Il dato di partenza è che fino ad oggi alla complessità accresciuta dagli adempimenti addossati all'amministratore non è corrisposto un adeguato incremento dei corrispettivi né una modifica strutturale diffusa degli studi professionali.

Si è rimasti fermi al vecchio dogma: l'amministratore è un mandatario che riscuote e paga e per il resto gli si chiede poco perché si dà poco e se di più deve perché è obbligato, allora la differenza che non gli si vuole riconoscere viene trovata sottoforma di accordi poco trasparenti.

Pur tuttavia, si accennava poc'anzi, c'è un segnale inequivocabile che non può essere ignorato. Si tratta del ringiovanimento complessivo in atto nell'ambito della categoria dei proprietari: sempre più condòmini, infatti, con una buona cultura e formazione oltre che di giovane età cercano nella gestione immobiliare ciò che riescono ad ottenere per altri settori: buoni servizi a costi ragionevoli.

Non il risparmio sempre e comunque, ma il buon rapporto qualità prezzo. La gestione immobiliare è sempre più percepita come un servizio al pari di quello bancario o assicurativo: si vuole avere un prodotto confacente alle proprie esigenze, non per forza solo economico.

In quest'ottica la propensione alla spesa è completamente diversa da quella che guarda alla gestione quasi familiare del condominio.

Come per l'RC auto, s'è vero che si cerca il prodotto più economico, è altrettanto vero che non si guarda solo a quell'aspetto: in quanto scegliendo l'assicurazione auto si informano anche della veloce gestione delle pratiche nel caso di sinistri? Sicuramente un significativo numero di persone.

A fronte di questa nuova domanda è un dato di fatto che siano ormai sempre più presenti operatori economici strutturati nella forma di società di capitali (alcune anche quotate in borsa) che operano nel settore della gestione immobiliare.

Il contratto che li lega al condominio è lo stesso che vincola i professionisti in forma individuale.
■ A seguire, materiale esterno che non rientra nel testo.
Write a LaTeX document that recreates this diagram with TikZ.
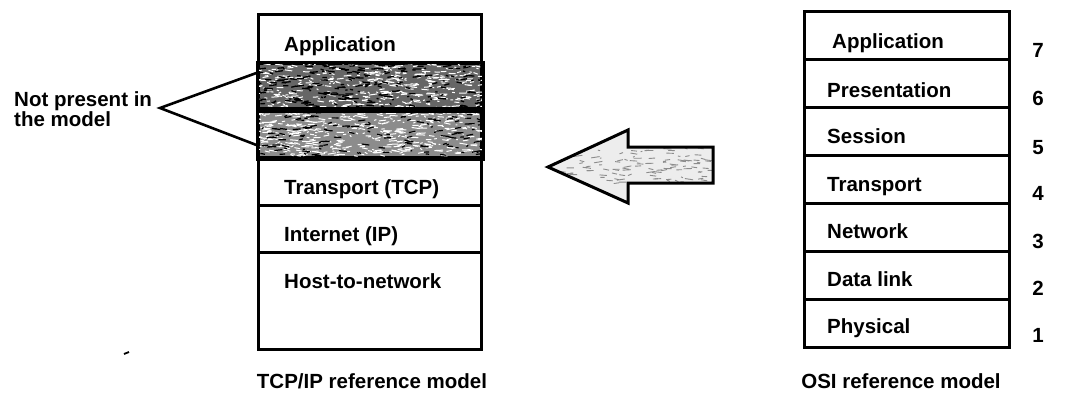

La differenza sta nel dettaglio del servizio offerto e nel carattere atipico di alcune prestazioni.

Il servizio così impostato fonda la propria ragion d'essere su un'ottimizzazione dei costi per i condomini attraverso lo sfruttamento di economie di scala date anche dall'acquisizione massiva di servizi da parte della società amministratrice.

Aspetti come variazione dei gestori dei servizi a carattere periodico erogati in favore del condominio (servizi di pulizia, luce, gas, ecc.) sono affrontati preliminarmente in sede di affidamento dell'incarico.

Si eliminano in questo modo, in radice, ipotesi di conflitto d'interessi ed extraprofitti fuori onorario di dubbia legittimità.

Come per altri aspetti precedenti, l'assenza di statistiche ufficiali unitamente alla percezione della figura dell'amministratore ancora legata a quella del capo condòmino, in luogo della più moderna società di gestione, non consente una piena valutazione dei tempi di espansione del fenomeno.

L'impressione, stando ad ascoltare gli addetti ai lavori più sensibili ai cambiamenti, è che rapidamente anche i professionisti, cioè coloro che si approcciano all'attività di gestione senza strutturare la propria offerta sulla scorta delle logiche proprie dell'attività d'impresa, troveranno minor spazio dinanzi alle società di gestione immobiliare.

In fondo è sempre e solo una questione di mandato: saranno gli attori del mercato a marcare la differenza sul come e su cosa offrire.